-- begin Data extract --

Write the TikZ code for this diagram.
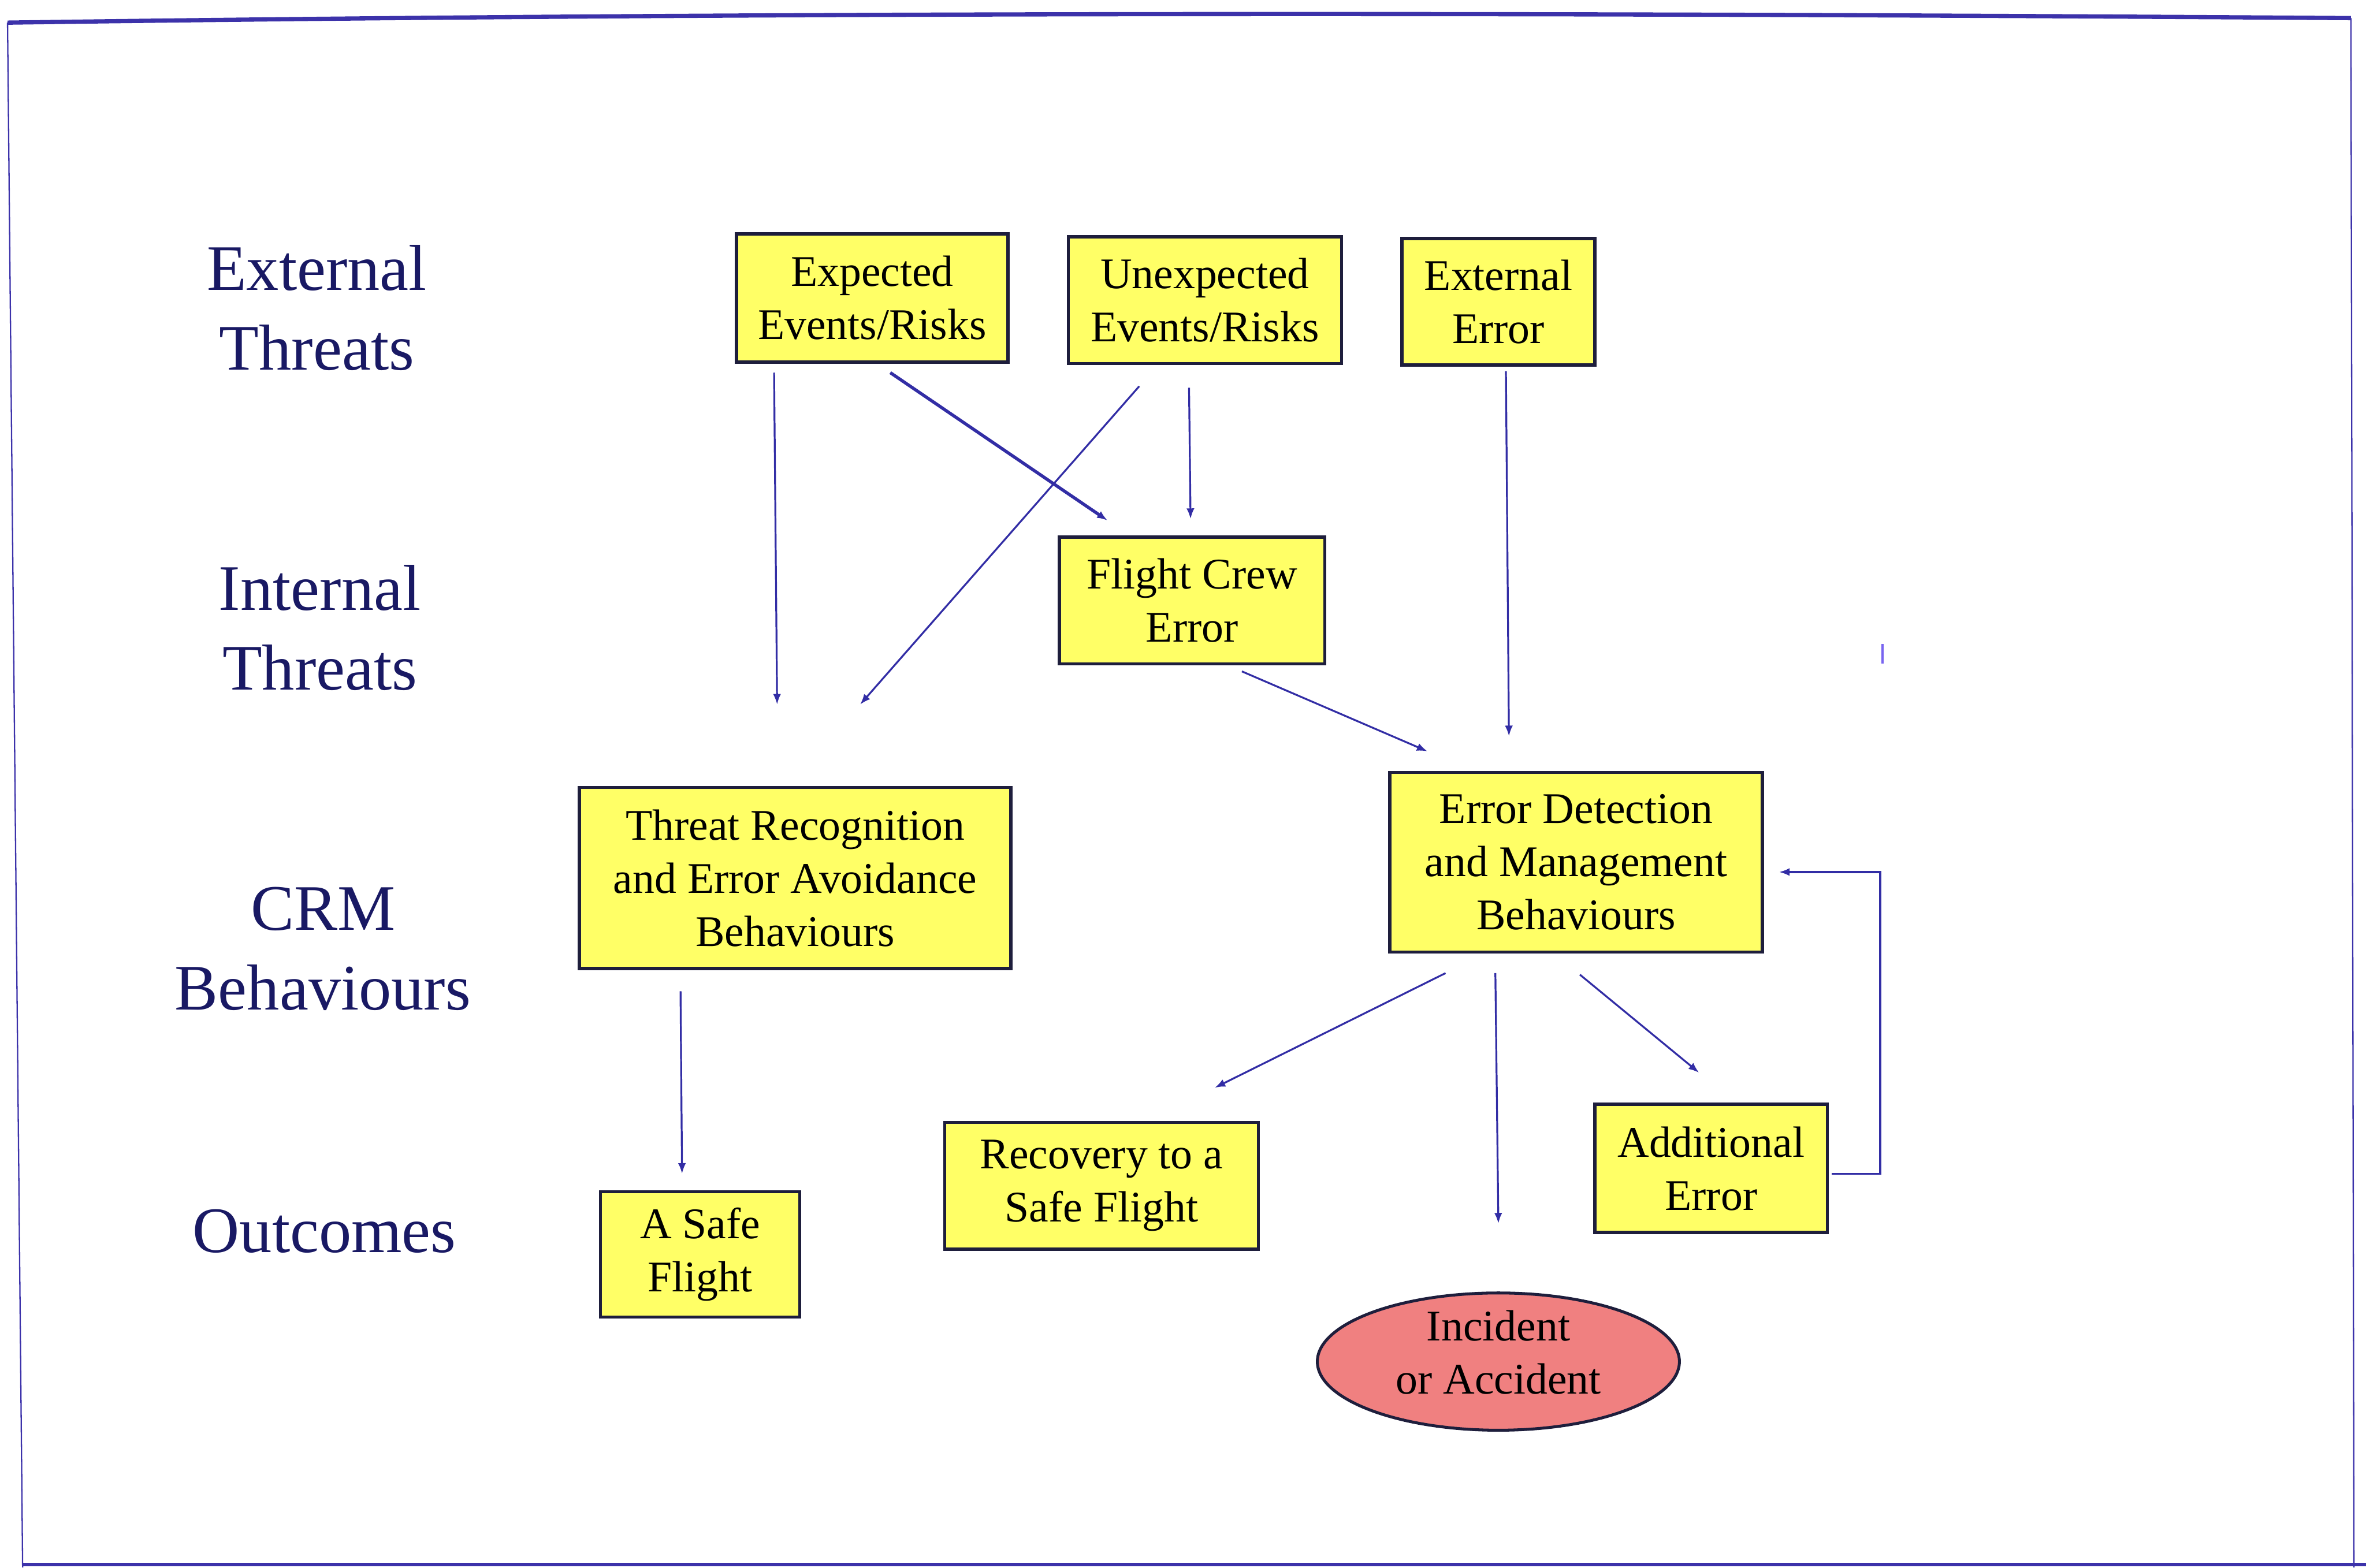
\documentclass[tikz,border=0pt]{standalone}
\usepackage{fontspec}
\setmainfont{Liberation Serif}
\usetikzlibrary{arrows.meta,shapes.geometric}
\definecolor{boxfill}{RGB}{255,255,102}
\definecolor{ovalfill}{RGB}{240,128,128}
\definecolor{linkblue}{RGB}{50,45,165}
\definecolor{labelnavy}{RGB}{25,25,100}
\definecolor{edgedark}{RGB}{30,30,60}
\definecolor{framecol}{RGB}{60,50,170}
\definecolor{tickcol}{RGB}{120,100,240}

\begin{document}
\begin{tikzpicture}[x=0.02cm,y=-0.02cm,
  box/.style={draw=edgedark, line width=1.2pt, fill=boxfill, inner sep=0pt,
    align=center, font=\fontsize{16.5}{20}\selectfont},
  oval/.style={ellipse, draw=edgedark, line width=1.1pt, fill=ovalfill, inner sep=0pt},
  ovaltext/.style={align=center, inner sep=0pt, font=\fontsize{16.5}{20}\selectfont},
  rowlabel/.style={align=center, text=labelnavy, font=\fontsize{24.5}{30}\selectfont},
  link/.style={draw=linkblue, line width=0.7pt, -{Latex[length=4pt,width=3pt]}},
  boldlink/.style={link, line width=1.2pt},
]
\useasboundingbox (0,0) rectangle (1568,1039);

% page frame
\draw[framecol, line width=1.6pt] (5,15) .. controls (500,8) and (1000,8) .. (1558,12);
\draw[framecol, line width=0.5pt] (5,15) -- (15,1039);
\draw[framecol, line width=0.5pt] (1558,12) -- (1560,1039);
\draw[framecol, line width=1.4pt] (15,1037) -- (1568,1037);

% row labels
\node[rowlabel] (lblext) at (210,204) {External\\Threats};
\node[rowlabel] (lblint) at (212,416) {Internal\\Threats};
\node[rowlabel] (lblcrm) at (214,629) {CRM\\Behaviours};
\node[rowlabel] (lblout) at (215,816) {Outcomes};

% boxes
\node[box, minimum width=3.6cm,  minimum height=1.7cm]  (exp)    at (578,197.5)  {Expected\\Events/Risks};
\node[box, minimum width=3.62cm, minimum height=1.68cm] (unexp)  at (798.5,199)  {Unexpected\\Events/Risks};
\node[box, minimum width=2.56cm, minimum height=1.68cm] (exterr) at (993,200)    {External\\Error};
\node[box, minimum width=3.52cm, minimum height=1.68cm] (fce)    at (790,398)    {Flight Crew\\Error};
\node[box, minimum width=5.72cm, minimum height=2.4cm]  (threat) at (527,582)    {Threat Recognition\\and Error Avoidance\\Behaviours};
\node[box, minimum width=4.94cm, minimum height=2.38cm] (errdet) at (1044.5,571.5) {Error Detection\\and Management\\Behaviours};
\node[box, minimum width=2.64cm, minimum height=1.66cm] (safe)   at (464,831.5)  {A Safe\\Flight};
\node[box, minimum width=4.16cm, minimum height=1.68cm] (recov)  at (730,786)    {Recovery to a\\Safe Flight};
\node[box, minimum width=3.08cm, minimum height=1.7cm]  (addl)   at (1134,774.5) {Additional\\Error};
\node[oval, minimum width=4.8cm, minimum height=1.82cm,
      label={[ovaltext, yshift=0.12cm]center:Incident\\or Accident}] (inc) at (993,902.5) {};

% connector end points
\coordinate (a1s) at (513,247);  \coordinate (a1e) at (515,467);
\coordinate (a2s) at (590,247);  \coordinate (a2e) at (734,345);
\coordinate (a3s) at (755,256);  \coordinate (a3e) at (570,467);
\coordinate (a4s) at (788,257);  \coordinate (a4e) at (789,344);
\coordinate (a5s) at (998,246);  \coordinate (a5e) at (1000,488);
\coordinate (a6s) at (823,445);  \coordinate (a6e) at (946,498);
\coordinate (a7s) at (451,657);  \coordinate (a7e) at (452,778);
\coordinate (a8s) at (958,645);  \coordinate (a8e) at (805,721);
\coordinate (a9s) at (991,645);  \coordinate (a9e) at (993,811);
\coordinate (a10s) at (1047,646); \coordinate (a10e) at (1126,711);
\coordinate (lp1) at (1214,778); \coordinate (lp2) at (1246,578); \coordinate (lp3) at (1179,578);

% connectors
\draw[link] (a1s) -- (a1e);
\draw[boldlink] (a2s) -- (a2e);
\draw[link] (a3s) -- (a3e);
\draw[link] (a4s) -- (a4e);
\draw[link] (a5s) -- (a5e);
\draw[link] (a6s) -- (a6e);
\draw[link] (a7s) -- (a7e);
\draw[link] (a8s) -- (a8e);
\draw[link] (a9s) -- (a9e);
\draw[link] (a10s) -- (a10e);
\draw[link] (lp1) -| (lp2) -- (lp3);

% small stray tick
\draw[tickcol, line width=1pt] (1247.5,427) -- (1247.5,440);
\end{tikzpicture}
\end{document}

-- end Data extract --

Given task: Omit each picture, then return all of the listing exactly as it stands.

Worked solution:
Write the TikZ code for this diagram.
\documentclass[tikz,border=0pt]{standalone}
\usepackage{fontspec}
\setmainfont{Liberation Serif}
\usetikzlibrary{arrows.meta,shapes.geometric}
\definecolor{boxfill}{RGB}{255,255,102}
\definecolor{ovalfill}{RGB}{240,128,128}
\definecolor{linkblue}{RGB}{50,45,165}
\definecolor{labelnavy}{RGB}{25,25,100}
\definecolor{edgedark}{RGB}{30,30,60}
\definecolor{framecol}{RGB}{60,50,170}
\definecolor{tickcol}{RGB}{120,100,240}

\begin{document}
\begin{tikzpicture}[x=0.02cm,y=-0.02cm,
  box/.style={draw=edgedark, line width=1.2pt, fill=boxfill, inner sep=0pt,
    align=center, font=\fontsize{16.5}{20}\selectfont},
  oval/.style={ellipse, draw=edgedark, line width=1.1pt, fill=ovalfill, inner sep=0pt},
  ovaltext/.style={align=center, inner sep=0pt, font=\fontsize{16.5}{20}\selectfont},
  rowlabel/.style={align=center, text=labelnavy, font=\fontsize{24.5}{30}\selectfont},
  link/.style={draw=linkblue, line width=0.7pt, -{Latex[length=4pt,width=3pt]}},
  boldlink/.style={link, line width=1.2pt},
]
\useasboundingbox (0,0) rectangle (1568,1039);

% page frame
\draw[framecol, line width=1.6pt] (5,15) .. controls (500,8) and (1000,8) .. (1558,12);
\draw[framecol, line width=0.5pt] (5,15) -- (15,1039);
\draw[framecol, line width=0.5pt] (1558,12) -- (1560,1039);
\draw[framecol, line width=1.4pt] (15,1037) -- (1568,1037);

% row labels
\node[rowlabel] (lblext) at (210,204) {External\\Threats};
\node[rowlabel] (lblint) at (212,416) {Internal\\Threats};
\node[rowlabel] (lblcrm) at (214,629) {CRM\\Behaviours};
\node[rowlabel] (lblout) at (215,816) {Outcomes};

% boxes
\node[box, minimum width=3.6cm,  minimum height=1.7cm]  (exp)    at (578,197.5)  {Expected\\Events/Risks};
\node[box, minimum width=3.62cm, minimum height=1.68cm] (unexp)  at (798.5,199)  {Unexpected\\Events/Risks};
\node[box, minimum width=2.56cm, minimum height=1.68cm] (exterr) at (993,200)    {External\\Error};
\node[box, minimum width=3.52cm, minimum height=1.68cm] (fce)    at (790,398)    {Flight Crew\\Error};
\node[box, minimum width=5.72cm, minimum height=2.4cm]  (threat) at (527,582)    {Threat Recognition\\and Error Avoidance\\Behaviours};
\node[box, minimum width=4.94cm, minimum height=2.38cm] (errdet) at (1044.5,571.5) {Error Detection\\and Management\\Behaviours};
\node[box, minimum width=2.64cm, minimum height=1.66cm] (safe)   at (464,831.5)  {A Safe\\Flight};
\node[box, minimum width=4.16cm, minimum height=1.68cm] (recov)  at (730,786)    {Recovery to a\\Safe Flight};
\node[box, minimum width=3.08cm, minimum height=1.7cm]  (addl)   at (1134,774.5) {Additional\\Error};
\node[oval, minimum width=4.8cm, minimum height=1.82cm,
      label={[ovaltext, yshift=0.12cm]center:Incident\\or Accident}] (inc) at (993,902.5) {};

% connector end points
\coordinate (a1s) at (513,247);  \coordinate (a1e) at (515,467);
\coordinate (a2s) at (590,247);  \coordinate (a2e) at (734,345);
\coordinate (a3s) at (755,256);  \coordinate (a3e) at (570,467);
\coordinate (a4s) at (788,257);  \coordinate (a4e) at (789,344);
\coordinate (a5s) at (998,246);  \coordinate (a5e) at (1000,488);
\coordinate (a6s) at (823,445);  \coordinate (a6e) at (946,498);
\coordinate (a7s) at (451,657);  \coordinate (a7e) at (452,778);
\coordinate (a8s) at (958,645);  \coordinate (a8e) at (805,721);
\coordinate (a9s) at (991,645);  \coordinate (a9e) at (993,811);
\coordinate (a10s) at (1047,646); \coordinate (a10e) at (1126,711);
\coordinate (lp1) at (1214,778); \coordinate (lp2) at (1246,578); \coordinate (lp3) at (1179,578);

% connectors
\draw[link] (a1s) -- (a1e);
\draw[boldlink] (a2s) -- (a2e);
\draw[link] (a3s) -- (a3e);
\draw[link] (a4s) -- (a4e);
\draw[link] (a5s) -- (a5e);
\draw[link] (a6s) -- (a6e);
\draw[link] (a7s) -- (a7e);
\draw[link] (a8s) -- (a8e);
\draw[link] (a9s) -- (a9e);
\draw[link] (a10s) -- (a10e);
\draw[link] (lp1) -| (lp2) -- (lp3);

% small stray tick
\draw[tickcol, line width=1pt] (1247.5,427) -- (1247.5,440);
\end{tikzpicture}
\end{document}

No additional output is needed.